— begin DATA SECTION —

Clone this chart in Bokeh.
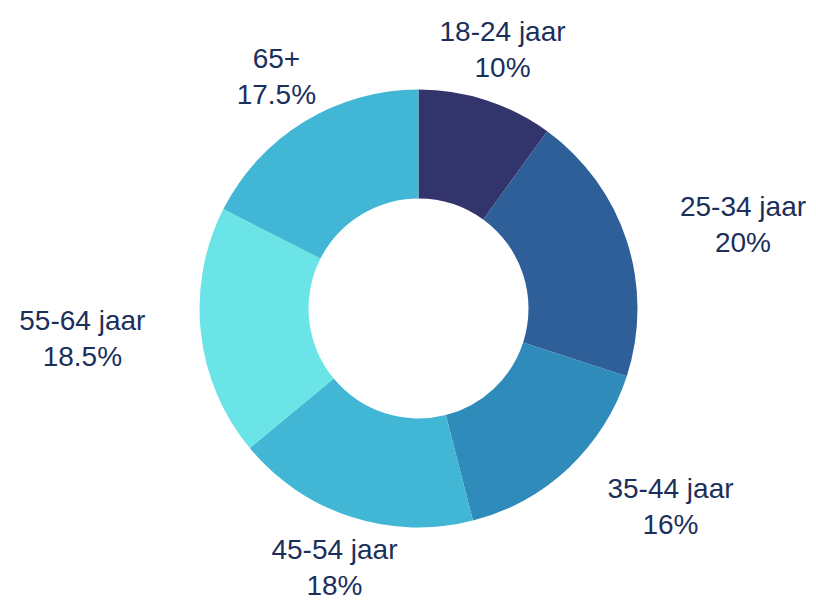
import math
from bokeh.plotting import figure
from bokeh.models import ColumnDataSource, Range1d
from bokeh.core.properties import value
from bokeh.embed import file_html
from bokeh.resources import INLINE

categories = ["18-24 jaar", "25-34 jaar", "35-44 jaar", "45-54 jaar", "55-64 jaar", "65+"]
shares = [10, 20, 16, 18, 18.5, 17.5]
pct_labels = ["10%", "20%", "16%", "18%", "18.5%", "17.5%"]
colors = ["#32346b", "#2e5f98", "#2e8bba", "#42b6d5", "#6ae4e6", "#42b6d5"]

W, H = 816, 600
cx, cy = 418, 292
r_out, r_in = 219, 110
r_lab = 272
fs = 28
font = "Liberation Sans"
text_color = "#1b2f5b"

p = figure(width=W, height=H, output_backend="svg", toolbar_location=None,
           x_range=Range1d(0, W), y_range=Range1d(0, H), min_border=0)
p.axis.visible = False
p.grid.visible = False
p.outline_line_color = None
p.background_fill_color = "white"

total = sum(shares)
starts, ends, lx, ly = [], [], [], []
cum = 0.0
for s, cat in zip(shares, categories):
    a0 = cum / total * 2 * math.pi
    cum += s
    a1 = cum / total * 2 * math.pi
    starts.append(math.pi / 2 - a0)
    ends.append(math.pi / 2 - a1)
    mid = (a0 + a1) / 2
    sx = math.sin(mid)
    half_w = 0.235 * fs * len(cat)
    shift = half_w if sx > 0.6 else (-half_w if sx < -0.6 else 0.0)
    lx.append(cx + r_lab * sx + shift)
    ly.append(cy + r_lab * math.cos(mid))

src = ColumnDataSource(dict(start=starts, end=ends, color=colors))
p.annular_wedge(x=cx, y=cy, inner_radius=r_in, outer_radius=r_out,
                start_angle="start", end_angle="end", direction="clock",
                fill_color="color", line_color=None, source=src)

lsrc = ColumnDataSource(dict(x=lx, y=[v + 18 for v in ly], y2=[v - 18 for v in ly],
                             cat=categories, pct=pct_labels))
p.text(x="x", y="y", text="cat", text_align="center", text_baseline="middle",
       text_font=value(font), text_font_size=f"{fs}px", text_color=text_color, source=lsrc)
p.text(x="x", y="y2", text="pct", text_align="center", text_baseline="middle",
       text_font=value(font), text_font_size=f"{fs}px", text_color=text_color, source=lsrc)

open("out.html", "w").write(file_html(p, INLINE))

— end DATA SECTION —

Write out an exact copy of the listing, first line through the line containing "from bokeh.resources import INLINE", with the pictures left out.

Clone this chart in Bokeh.
import math
from bokeh.plotting import figure
from bokeh.models import ColumnDataSource, Range1d
from bokeh.core.properties import value
from bokeh.embed import file_html
from bokeh.resources import INLINE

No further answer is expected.